WHAT IS NEEDED -
Each entry below is to be given again word for word, with no pictures.

(Code that draws figures)
--

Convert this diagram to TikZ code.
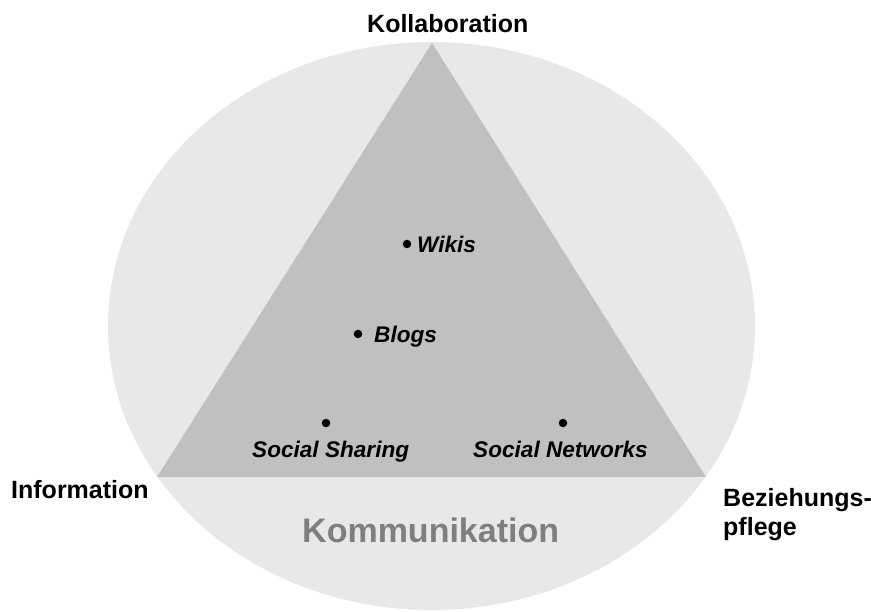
\documentclass[tikz,border=0pt]{standalone}
\usepackage{fontspec}
\setmainfont{Liberation Sans}
\definecolor{ellfill}{HTML}{E8E8E8}
\definecolor{trifill}{HTML}{C0C0C0}
\definecolor{kommgray}{HTML}{7F7F7F}
\begin{document}
\begin{tikzpicture}[x=1pt,y=-1pt,
  corner/.style={font=\fontsize{25}{29}\selectfont\bfseries, inner sep=0pt, anchor=base west, align=left},
  item/.style={font=\fontsize{22.6}{26}\selectfont\bfseries\itshape, inner sep=0pt, anchor=base west},
  dotmark/.style={circle, fill=black, inner sep=0pt, minimum size=8.5pt}]
\useasboundingbox (0,0) rectangle (871,612);
\fill[ellfill] (431.5,326) ellipse [x radius=323.5, y radius=284];
\fill[trifill] (432,43) -- (157,477) -- (706,477) -- cycle;
\node[corner] (koll) at (367,33) {Kollaboration};
\node[corner] (info) at (11,498) {Information};
\node[corner, anchor=north west, text depth=0pt] (bez) at (723,488) {Beziehungs-\\pflege};
\node[font=\fontsize{34}{40}\selectfont\bfseries, text=kommgray, inner sep=0pt, anchor=base west] (komm) at (302,542) {Kommunikation};
\node[dotmark] (dw) at (407,244) {};
\node[item] (wikis) at (417,253) {Wikis};
\node[dotmark] (db) at (358,334) {};
\node[item] (blogs) at (374,343) {Blogs};
\node[dotmark] (dss) at (326,423) {};
\node[item] (ss) at (252,458) {Social Sharing};
\node[dotmark] (dsn) at (563,423) {};
\node[item] (sn) at (473,458) {Social Networks};
\end{tikzpicture}
\end{document}
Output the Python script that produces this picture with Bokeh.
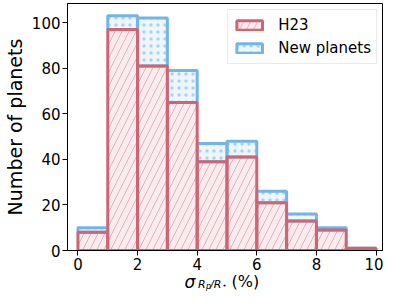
from bokeh.plotting import figure
from bokeh.layouts import column
from bokeh.models import Legend, LegendItem, FixedTicker, Range1d
from bokeh.core.properties import value
from bokeh.embed import file_html
from bokeh.resources import INLINE

# ---- data ----
bin_left = [0, 1, 2, 3, 4, 5, 6, 7, 8, 9]
bin_right = [1, 2, 3, 4, 5, 6, 7, 8, 9, 10]
h23_counts = [8, 97, 81, 65, 39, 41, 21, 13, 9, 1]
new_counts = [2, 6, 21, 14, 8, 7, 5, 3, 1, 0]
x_ticks = [0, 2, 4, 6, 8, 10]
y_ticks = [0, 20, 40, 60, 80, 100]

# x-axis label pieces: sigma_{R_p/R_*} (%)
xlabel_texts = ["σ", "R", "p", "/R", "⋆", "(%)"]

stack_top = [a + b for a, b in zip(h23_counts, new_counts)]

RED = "#cf6474"
BLUE = "#72b6e8"
FONT = "DejaVu Sans"
W = 383

xr = Range1d(-0.35, 10.25)
p = figure(width=W, height=275, output_backend="svg", toolbar_location=None,
           x_range=xr, y_range=Range1d(0, 108.4),
           min_border_left=50, min_border_right=0, min_border_top=3,
           min_border_bottom=25)
p.grid.visible = False
p.outline_line_color = "black"
p.outline_line_width = 1
p.background_fill_color = "white"
p.border_fill_color = "white"

r_blue = p.quad(left=bin_left, right=bin_right, bottom=h23_counts, top=stack_top,
                fill_color=BLUE, fill_alpha=0.12, line_color=BLUE, line_width=3,
                hatch_pattern=".", hatch_color=BLUE, hatch_scale=7, hatch_weight=0.3,
                hatch_alpha=0.55)
r_red = p.quad(left=bin_left, right=bin_right, bottom=0, top=h23_counts,
               fill_color=RED, fill_alpha=0.12, line_color=RED, line_width=3,
               hatch_pattern="/", hatch_color=RED, hatch_scale=14, hatch_weight=0.8,
               hatch_alpha=0.55)

for ax in (p.xaxis[0], p.yaxis[0]):
    ax.major_label_text_font = FONT
    ax.major_label_text_font_size = "15px"
    ax.major_label_text_color = "black"
    ax.axis_line_color = "black"
    ax.major_tick_line_color = "black"
    ax.major_tick_out = 5
    ax.major_tick_in = 0
    ax.minor_tick_line_color = None
    ax.major_label_standoff = 2

p.xaxis[0].ticker = FixedTicker(ticks=x_ticks)
p.yaxis[0].ticker = FixedTicker(ticks=y_ticks)
p.yaxis[0].axis_label = "Number of planets"
p.yaxis[0].axis_label_text_font = FONT
p.yaxis[0].axis_label_text_font_size = "19px"
p.yaxis[0].axis_label_text_font_style = "normal"
p.yaxis[0].axis_label_text_color = "black"
p.yaxis[0].axis_label_standoff = 3

legend = Legend(items=[LegendItem(label="H23", renderers=[r_red]),
                       LegendItem(label="New planets", renderers=[r_blue])],
                location="top_right")
legend.margin = 6
legend.padding = 5
legend.spacing = 3
legend.glyph_width = 32
legend.glyph_height = 12
legend.label_height = 20
legend.label_standoff = 13
legend.label_text_font = FONT
legend.label_text_font_size = "15px"
legend.label_text_color = "black"
legend.border_line_color = "#d6d6d6"
legend.border_line_width = 1
legend.background_fill_color = "white"
legend.background_fill_alpha = 0.85
p.add_layout(legend)

# strip below the main plot that carries the composed x-axis label;
# it shares the x range, so its frame lines up with the main frame
H2 = 30
p2 = figure(width=W, height=H2, output_backend="svg", toolbar_location=None,
            x_range=xr, y_range=Range1d(0, H2),
            x_axis_location=None, y_axis_location=None,
            min_border_left=50, min_border_right=0, min_border_top=0,
            min_border_bottom=0, margin=(-10, 0, 0, 0))
p2.grid.visible = False
p2.outline_line_color = None
p2.background_fill_color = None
p2.border_fill_color = None

x_mid = (xr.start + xr.end) / 2
lab_dx = [-41, -27.5, -19.5, -15.5, -3.5, 6]
lab_y = [14, 11, 9, 11, 10, 14]
lab_size = ["17px", "11px", "8px", "11px", "8px", "16px"]
lab_style = ["italic", "italic", "italic", "italic", "normal", "normal"]
for t, dx, yy, sz, st in zip(xlabel_texts, lab_dx, lab_y, lab_size, lab_style):
    p2.text(x=[x_mid], y=[yy], x_offset=dx, text=[t], text_font=value(FONT),
            text_font_size=sz, text_font_style=st, text_color="black",
            text_align="left", text_baseline="alphabetic")

layout = column(p, p2, spacing=0)
open("out.html", "w").write(file_html(layout, INLINE))
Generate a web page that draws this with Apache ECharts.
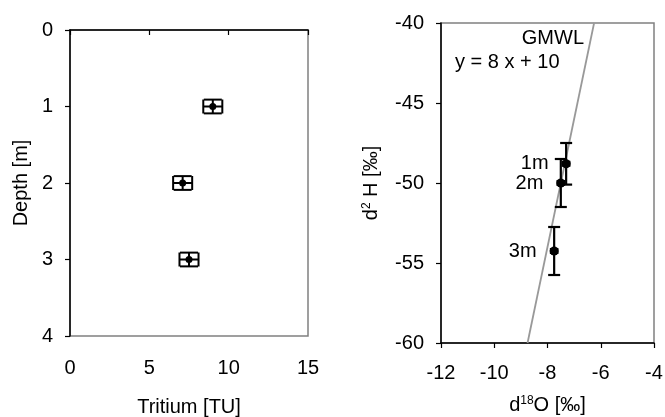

--

EXERCISE ANSWER -
Convert this diagram to TikZ code.
\documentclass[tikz,border=0pt]{standalone}
\usepackage{fontspec}
\setmainfont{Liberation Sans}
\definecolor{ellfill}{HTML}{E8E8E8}
\definecolor{trifill}{HTML}{C0C0C0}
\definecolor{kommgray}{HTML}{7F7F7F}
\begin{document}
\begin{tikzpicture}[x=1pt,y=-1pt,
  corner/.style={font=\fontsize{25}{29}\selectfont\bfseries, inner sep=0pt, anchor=base west, align=left},
  item/.style={font=\fontsize{22.6}{26}\selectfont\bfseries\itshape, inner sep=0pt, anchor=base west},
  dotmark/.style={circle, fill=black, inner sep=0pt, minimum size=8.5pt}]
\useasboundingbox (0,0) rectangle (871,612);
\fill[ellfill] (431.5,326) ellipse [x radius=323.5, y radius=284];
\fill[trifill] (432,43) -- (157,477) -- (706,477) -- cycle;
\node[corner] (koll) at (367,33) {Kollaboration};
\node[corner] (info) at (11,498) {Information};
\node[corner, anchor=north west, text depth=0pt] (bez) at (723,488) {Beziehungs-\\pflege};
\node[font=\fontsize{34}{40}\selectfont\bfseries, text=kommgray, inner sep=0pt, anchor=base west] (komm) at (302,542) {Kommunikation};
\node[dotmark] (dw) at (407,244) {};
\node[item] (wikis) at (417,253) {Wikis};
\node[dotmark] (db) at (358,334) {};
\node[item] (blogs) at (374,343) {Blogs};
\node[dotmark] (dss) at (326,423) {};
\node[item] (ss) at (252,458) {Social Sharing};
\node[dotmark] (dsn) at (563,423) {};
\node[item] (sn) at (473,458) {Social Networks};
\end{tikzpicture}
\end{document}
Output the Python script that produces this picture with Bokeh.
from bokeh.plotting import figure
from bokeh.layouts import column
from bokeh.models import Legend, LegendItem, FixedTicker, Range1d
from bokeh.core.properties import value
from bokeh.embed import file_html
from bokeh.resources import INLINE

# ---- data ----
bin_left = [0, 1, 2, 3, 4, 5, 6, 7, 8, 9]
bin_right = [1, 2, 3, 4, 5, 6, 7, 8, 9, 10]
h23_counts = [8, 97, 81, 65, 39, 41, 21, 13, 9, 1]
new_counts = [2, 6, 21, 14, 8, 7, 5, 3, 1, 0]
x_ticks = [0, 2, 4, 6, 8, 10]
y_ticks = [0, 20, 40, 60, 80, 100]

# x-axis label pieces: sigma_{R_p/R_*} (%)
xlabel_texts = ["σ", "R", "p", "/R", "⋆", "(%)"]

stack_top = [a + b for a, b in zip(h23_counts, new_counts)]

RED = "#cf6474"
BLUE = "#72b6e8"
FONT = "DejaVu Sans"
W = 383

xr = Range1d(-0.35, 10.25)
p = figure(width=W, height=275, output_backend="svg", toolbar_location=None,
           x_range=xr, y_range=Range1d(0, 108.4),
           min_border_left=50, min_border_right=0, min_border_top=3,
           min_border_bottom=25)
p.grid.visible = False
p.outline_line_color = "black"
p.outline_line_width = 1
p.background_fill_color = "white"
p.border_fill_color = "white"

r_blue = p.quad(left=bin_left, right=bin_right, bottom=h23_counts, top=stack_top,
                fill_color=BLUE, fill_alpha=0.12, line_color=BLUE, line_width=3,
                hatch_pattern=".", hatch_color=BLUE, hatch_scale=7, hatch_weight=0.3,
                hatch_alpha=0.55)
r_red = p.quad(left=bin_left, right=bin_right, bottom=0, top=h23_counts,
               fill_color=RED, fill_alpha=0.12, line_color=RED, line_width=3,
               hatch_pattern="/", hatch_color=RED, hatch_scale=14, hatch_weight=0.8,
               hatch_alpha=0.55)

for ax in (p.xaxis[0], p.yaxis[0]):
    ax.major_label_text_font = FONT
    ax.major_label_text_font_size = "15px"
    ax.major_label_text_color = "black"
    ax.axis_line_color = "black"
    ax.major_tick_line_color = "black"
    ax.major_tick_out = 5
    ax.major_tick_in = 0
    ax.minor_tick_line_color = None
    ax.major_label_standoff = 2

p.xaxis[0].ticker = FixedTicker(ticks=x_ticks)
p.yaxis[0].ticker = FixedTicker(ticks=y_ticks)
p.yaxis[0].axis_label = "Number of planets"
p.yaxis[0].axis_label_text_font = FONT
p.yaxis[0].axis_label_text_font_size = "19px"
p.yaxis[0].axis_label_text_font_style = "normal"
p.yaxis[0].axis_label_text_color = "black"
p.yaxis[0].axis_label_standoff = 3

legend = Legend(items=[LegendItem(label="H23", renderers=[r_red]),
                       LegendItem(label="New planets", renderers=[r_blue])],
                location="top_right")
legend.margin = 6
legend.padding = 5
legend.spacing = 3
legend.glyph_width = 32
legend.glyph_height = 12
legend.label_height = 20
legend.label_standoff = 13
legend.label_text_font = FONT
legend.label_text_font_size = "15px"
legend.label_text_color = "black"
legend.border_line_color = "#d6d6d6"
legend.border_line_width = 1
legend.background_fill_color = "white"
legend.background_fill_alpha = 0.85
p.add_layout(legend)

# strip below the main plot that carries the composed x-axis label;
# it shares the x range, so its frame lines up with the main frame
H2 = 30
p2 = figure(width=W, height=H2, output_backend="svg", toolbar_location=None,
            x_range=xr, y_range=Range1d(0, H2),
            x_axis_location=None, y_axis_location=None,
            min_border_left=50, min_border_right=0, min_border_top=0,
            min_border_bottom=0, margin=(-10, 0, 0, 0))
p2.grid.visible = False
p2.outline_line_color = None
p2.background_fill_color = None
p2.border_fill_color = None

x_mid = (xr.start + xr.end) / 2
lab_dx = [-41, -27.5, -19.5, -15.5, -3.5, 6]
lab_y = [14, 11, 9, 11, 10, 14]
lab_size = ["17px", "11px", "8px", "11px", "8px", "16px"]
lab_style = ["italic", "italic", "italic", "italic", "normal", "normal"]
for t, dx, yy, sz, st in zip(xlabel_texts, lab_dx, lab_y, lab_size, lab_style):
    p2.text(x=[x_mid], y=[yy], x_offset=dx, text=[t], text_font=value(FONT),
            text_font_size=sz, text_font_style=st, text_color="black",
            text_align="left", text_baseline="alphabetic")

layout = column(p, p2, spacing=0)
open("out.html", "w").write(file_html(layout, INLINE))
Generate a web page that draws this with Apache ECharts.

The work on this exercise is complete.